The Supreme Court of Canada has ruled that the federal carbon pricing backstop is perfectly constitutional. If this is the tool that is within Federal power, then the Federal government must use that tool, and any other tool they can obtain, in order to fight climate change. Any attempt to inject moral complexity into this is an illusion.
Usually, at this point, the Tories resort to one of two deflections, as it is no longer politically palatable to directly challenge the reality of climate change. Either they will sidetrack us by insisting we try failed alternatives, or they will stomp their feet and whine that it’s not fair that Canadian are expected to clean up our own messes.

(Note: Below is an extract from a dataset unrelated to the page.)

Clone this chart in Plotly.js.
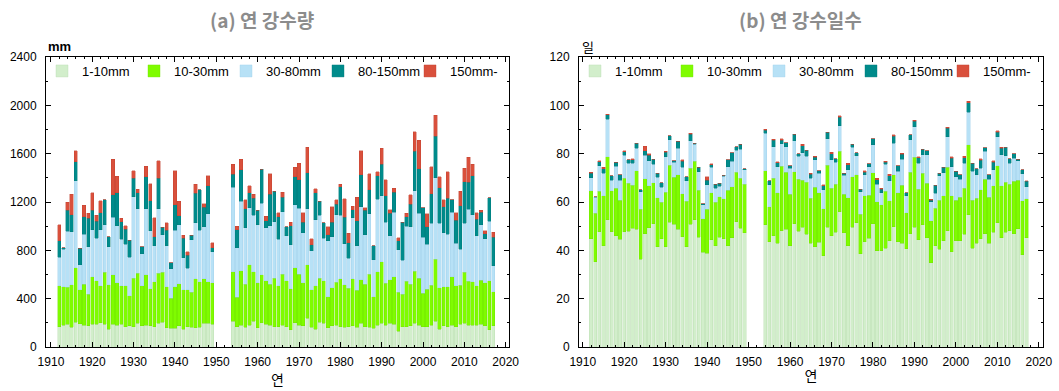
<!DOCTYPE html>
<html>
<head>
<meta charset="utf-8">
<script src="https://cdn.plot.ly/plotly-3.0.1.min.js"></script>
<style>html,body{margin:0;padding:0;background:#fff}#chart{width:1059px;height:391px}</style>
</head>
<body>
<div id="chart"></div>
<script>
// ---- data ----
const years = [1912,1913,1914,1915,1916,1917,1918,1919,1920,1921,1922,1923,1924,1925,1926,1927,1928,1929,1930,1931,1932,1933,1934,1935,1936,1937,1938,1939,1940,1941,1942,1943,1944,1945,1946,1947,1948,1949,
1954,1955,1956,1957,1958,1959,1960,1961,1962,1963,1964,1965,1966,1967,1968,1969,1970,1971,1972,1973,1974,1975,1976,1977,1978,1979,1980,1981,1982,1983,1984,1985,1986,1987,1988,1989,1990,1991,1992,1993,1994,1995,1996,1997,1998,1999,2000,2001,2002,2003,2004,2005,2006,2007,2008,2009,2010,2011,2012,2013,2014,2015,2016,2017];

const seriesNames = ['1-10mm','10-30mm','30-80mm','80-150mm','150mm-'];

// (a) annual precipitation (mm) by daily-intensity class
const amt_1_10 = [168,182,190,163,204,193,179,174,188,188,199,190,146,190,182,190,168,174,166,196,177,182,177,168,196,204,160,155,155,177,149,168,163,160,163,196,196,190,
215,168,182,163,182,215,160,201,190,182,168,168,182,168,141,199,182,177,237,163,149,204,196,160,177,182,168,163,168,177,163,196,168,163,155,182,196,182,196,188,132,168,168,174,196,182,168,168,182,215,146,177,168,182,168,190,196,182,182,182,188,177,141,177];
const amt_10_30 = [337,317,306,351,453,279,339,262,395,359,306,428,370,406,351,315,337,251,403,414,328,414,304,373,414,414,339,248,342,345,323,304,290,403,378,367,345,342,
408,243,450,356,497,408,373,395,359,337,403,337,422,381,342,458,420,356,442,309,359,364,351,257,315,353,397,351,317,386,306,359,351,439,262,442,511,345,359,395,320,270,378,345,433,386,276,312,331,513,345,323,331,400,337,323,422,364,359,323,364,356,406,282];
const amt_30_80 = [237,309,464,439,720,207,414,395,386,351,464,392,315,477,472,386,345,317,673,533,265,549,480,295,533,312,337,243,469,489,265,179,436,464,425,431,560,257,
698,411,574,469,472,466,477,593,439,486,466,386,516,370,362,519,546,411,466,323,544,524,353,461,420,558,527,342,248,508,370,607,408,500,304,599,544,505,364,533,351,279,455,477,665,538,464,370,511,673,533,447,433,533,353,295,406,593,552,414,458,362,494,213];
const amt_80_150 = [138,14,171,141,157,138,144,235,163,141,144,207,83,185,273,146,124,141,155,135,61,265,251,77,254,63,130,52,210,75,163,108,36,246,334,163,232,33,
110,149,259,157,127,141,121,284,55,259,251,188,121,77,160,235,235,88,298,50,226,113,130,50,121,88,235,218,130,66,207,262,204,199,116,196,262,218,188,163,77,315,77,185,328,370,243,146,243,345,295,215,298,102,193,362,345,224,323,138,105,44,196,235];
const amt_150p = [130,0,66,171,91,0,99,39,146,50,99,0,0,295,135,28,28,0,61,28,0,86,141,157,144,0,61,0,282,121,25,28,0,72,0,28,86,39,
80,28,88,72,58,33,0,0,39,168,0,33,39,0,28,75,138,80,210,52,30,0,0,69,127,36,22,152,80,28,193,201,22,132,0,33,132,135,28,36,25,0,28,77,160,237,0,105,226,174,91,55,221,0,61,121,110,207,97,55,17,22,0,44];

// (b) annual number of precipitation days by class
const day_1_10 = [44.7,35.3,47.7,41.8,52.6,47.7,46.1,44.6,47.7,48.0,49.1,48.7,36.3,46.8,49.4,50.9,41.5,44.7,41.5,51.6,50.8,48.7,45.7,41.5,50.8,52.6,45.4,39.2,38.8,44.3,41.9,45.4,44.7,41.9,45.3,51.9,49.1,47.3,
50.5,43.6,46.1,42.9,48.2,48.7,41.9,50.9,48.0,49.5,46.6,42.9,41.5,43.3,37.7,49.5,46.1,47.5,56.0,47.3,41.8,49.5,51.5,38.5,43.6,45.0,50.9,39.9,39.9,40.8,43.9,49.8,43.6,42.9,40.6,46.8,49.5,44.3,50.5,45.3,34.9,41.9,40.4,44.0,48.2,39.5,44.0,44.0,46.6,54.7,40.8,42.9,44.7,46.8,42.9,47.5,51.5,45.3,47.5,48.2,46.8,48.9,38.1,45.3];
const day_10_30 = [20.0,20.0,16.8,20.8,26.2,17.0,19.6,16.1,22.1,19.7,17.9,24.2,20.7,22.8,17.3,17.1,20.3,15.2,22.5,23.7,19.5,22.5,17.7,18.9,23.2,24.2,19.5,13.8,18.2,19.6,17.9,16.8,16.6,23.0,21.1,20.4,20.7,20.0,
22.4,14.4,23.7,21.0,26.5,23.6,21.4,21.7,21.5,19.6,21.5,18.6,24.6,20.6,19.5,25.8,19.6,19.9,25.1,16.0,20.0,21.0,19.7,16.4,18.9,17.7,21.3,20.3,18.9,23.7,16.7,21.4,20.3,24.0,15.0,25.5,29.0,21.0,21.4,22.5,17.3,15.5,20.4,18.6,26.1,23.0,16.8,17.9,19.0,29.0,20.0,18.6,20.3,22.6,19.0,19.2,23.5,21.4,20.7,19.2,21.7,20.0,22.5,16.0];
const day_30_80 = [5.4,6.6,10.5,9.2,15.5,4.4,9.0,8.3,9.5,8.3,9.0,9.4,7.3,9.7,10.4,7.7,8.4,6.2,14.8,10.4,6.1,11.0,10.9,8.4,11.3,7.2,7.7,5.8,10.1,10.4,5.8,4.4,9.4,9.7,10.4,9.2,12.0,6.1,
15.6,9.1,13.1,10.6,9.4,10.6,10.6,12.7,9.4,11.3,10.9,8.3,11.3,8.0,7.9,10.8,11.7,9.0,10.5,7.7,11.5,12.1,7.9,9.4,8.7,11.9,11.5,7.2,5.0,11.2,8.1,13.1,8.8,10.8,6.9,13.4,12.7,10.8,7.6,11.7,8.0,6.2,10.1,9.5,12.8,12.1,9.7,7.6,10.4,13.4,12.0,9.7,9.0,11.7,7.5,6.6,12.1,12.8,10.9,8.7,9.7,8.1,11.0,5.1];
const day_80_150 = [1.8,0.3,1.7,1.9,1.8,1.8,1.7,2.2,1.5,1.4,1.4,2.1,0.7,1.9,2.2,1.9,1.7,1.9,1.7,1.7,0.7,3.0,2.5,1.7,2.8,0.4,1.8,0.4,1.9,1.2,1.7,1.2,0.4,2.8,3.5,1.4,2.1,0.4,
1.2,1.7,2.6,1.7,1.5,1.7,1.1,2.8,1.0,2.9,2.5,1.7,1.2,1.0,1.7,2.8,2.5,1.4,3.5,1.0,2.2,1.2,1.2,1.0,1.2,1.2,2.5,1.8,1.4,0.7,2.2,2.9,2.2,2.1,1.4,2.1,2.3,2.3,2.3,1.7,0.6,3.3,1.0,2.3,3.5,3.5,2.3,1.7,2.3,3.9,3.2,2.5,3.3,1.4,1.8,3.2,1.8,2.8,3.6,1.8,1.8,0.7,1.7,2.1];
const day_150p = [0.4,0,0.3,0.6,0.3,0,0,0,0.4,0,0.4,0,0,1.8,0.7,0,0,0,0.4,0,0,0,0.7,0,0.4,0,0,0,1.4,0.4,0,0,0,0,0,0,0,0,
0.4,0,0.4,0.4,0.6,0,0,0,0,0.6,0,0.4,0.4,0,0.4,0,0.6,0,0.6,0,0.6,0,0,0,0.6,0,0,0.7,0.4,0.4,0.6,0.6,0,0.4,0,0,0.4,0.4,0,0,0.4,0,0,0,0.4,0.7,0,0,0.6,0.7,0,0,0.6,0,0,0.6,0.6,0.4,0,0,0,0,0,0.3];

const colors = ['#d2eecb','#7ffc00','#b7e1f6','#008b8b','#d9503c'];
const lineColors = ['#b9dcb0','#6fe000','#9fd0ea','#007a7a','#c04030'];

const amtSeries = [amt_1_10, amt_10_30, amt_30_80, amt_80_150, amt_150p];
const daySeries = [day_1_10, day_10_30, day_30_80, day_80_150, day_150p];

const traces = [];
amtSeries.forEach((vals, i) => {
  traces.push({type:'bar', x:years, y:vals, name:seriesNames[i], xaxis:'x', yaxis:'y', legend:'legend',
    marker:{color:colors[i], line:{color:lineColors[i], width:0.4}}, hoverinfo:'x+y+name'});
});
daySeries.forEach((vals, i) => {
  traces.push({type:'bar', x:years, y:vals, name:seriesNames[i], xaxis:'x2', yaxis:'y2', legend:'legend2',
    marker:{color:colors[i], line:{color:lineColors[i], width:0.4}}, hoverinfo:'x+y+name'});
});

const W = 1059, H = 391;
const tickFont = {family:'Liberation Sans Narrow, Liberation Sans, Arial, sans-serif', size:12, color:'#000'};
function xax(domain, range){
  return {domain:domain, range:range, showline:true, linecolor:'#000', linewidth:1, mirror:'ticks',
    ticks:'inside', ticklen:5, tickcolor:'#000', dtick:10, tick0:1910, tickangle:0, showgrid:false, zeroline:false,
    tickfont:tickFont, ticklabelstandoff:4, automargin:false,
    minor:{ticks:'inside', ticklen:2, dtick:2, tickcolor:'#000', showgrid:false},
    title:{text:'연', font:{family:'Noto Sans CJK KR, sans-serif', size:14, color:'#000'}, standoff:2}};
}
function yax(domain, range, dtick, anchor){
  return {domain:domain, range:range, anchor:anchor, showline:true, linecolor:'#000', linewidth:1, mirror:'ticks',
    ticks:'inside', ticklen:5, tickcolor:'#000', dtick:dtick, showgrid:false, zeroline:false,
    tickfont:tickFont, ticklabelstandoff:6, automargin:false,
    minor:{ticks:'inside', ticklen:2, dtick:dtick/2, tickcolor:'#000', showgrid:false}};
}
const ydom = [(H-347)/H, (H-57)/H];
const legFont = {family:'Liberation Sans, Arial, sans-serif', size:13, color:'#000'};

const layout = {
  width:W, height:H, margin:{l:0,r:0,t:0,b:0,autoexpand:false}, paper_bgcolor:'#fff', plot_bgcolor:'#fff',
  barmode:'stack', bargap:0.2, showlegend:true,
  xaxis: Object.assign(xax([46/W, 509/W], [1908.8, 2020.8]), {anchor:'y'}),
  yaxis: yax(ydom, [0, 2400], 400, 'x'),
  xaxis2: Object.assign(xax([579/W, 1043/W], [1909.1, 2021.0]), {anchor:'y2'}),
  yaxis2: yax(ydom, [0, 120], 20, 'x2'),
  legend: {x:42/W, y:1-56/H, xanchor:'left', yanchor:'top', orientation:'h', bgcolor:'rgba(0,0,0,0)',
    font:legFont, entrywidth:47, entrywidthmode:'pixels', itemwidth:30, traceorder:'normal'},
  legend2: {x:575/W, y:1-56/H, xanchor:'left', yanchor:'top', orientation:'h', bgcolor:'rgba(0,0,0,0)',
    font:legFont, entrywidth:47, entrywidthmode:'pixels', itemwidth:30, traceorder:'normal'},
  annotations: [
    {text:'<b>(a) 연 강수량</b>', xref:'paper', yref:'paper', x:262/W, y:1-20/H, xanchor:'center', yanchor:'middle', showarrow:false,
      font:{family:'Noto Sans CJK KR, sans-serif', size:19, color:'#8c8c8c'}},
    {text:'<b>(b) 연 강수일수</b>', xref:'paper', yref:'paper', x:800/W, y:1-20/H, xanchor:'center', yanchor:'middle', showarrow:false,
      font:{family:'Noto Sans CJK KR, sans-serif', size:19, color:'#8c8c8c'}},
    {text:'<b>mm</b>', xref:'paper', yref:'paper', x:46/W, y:1-47/H, xanchor:'left', yanchor:'middle', showarrow:false,
      font:{family:'Liberation Sans, Arial, sans-serif', size:13, color:'#000'}},
    {text:'일', xref:'paper', yref:'paper', x:580/W, y:1-46/H, xanchor:'left', yanchor:'middle', showarrow:false,
      font:{family:'Noto Sans CJK KR, sans-serif', size:13, color:'#000'}}
  ]
};

Plotly.newPlot('chart', traces, layout, {displayModeBar:false, staticPlot:true});
</script>
</body>
</html>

On the first of these two deflections: There are no alternatives to directly reducing our carbon emissions. The current status of carbon capture technology is poor at best, and carbon offset programs have been routinely criticized for overstating how much carbon they actually offset! They are clear distractions from the one thing we already know is effective, direct reduction in carbon emissions.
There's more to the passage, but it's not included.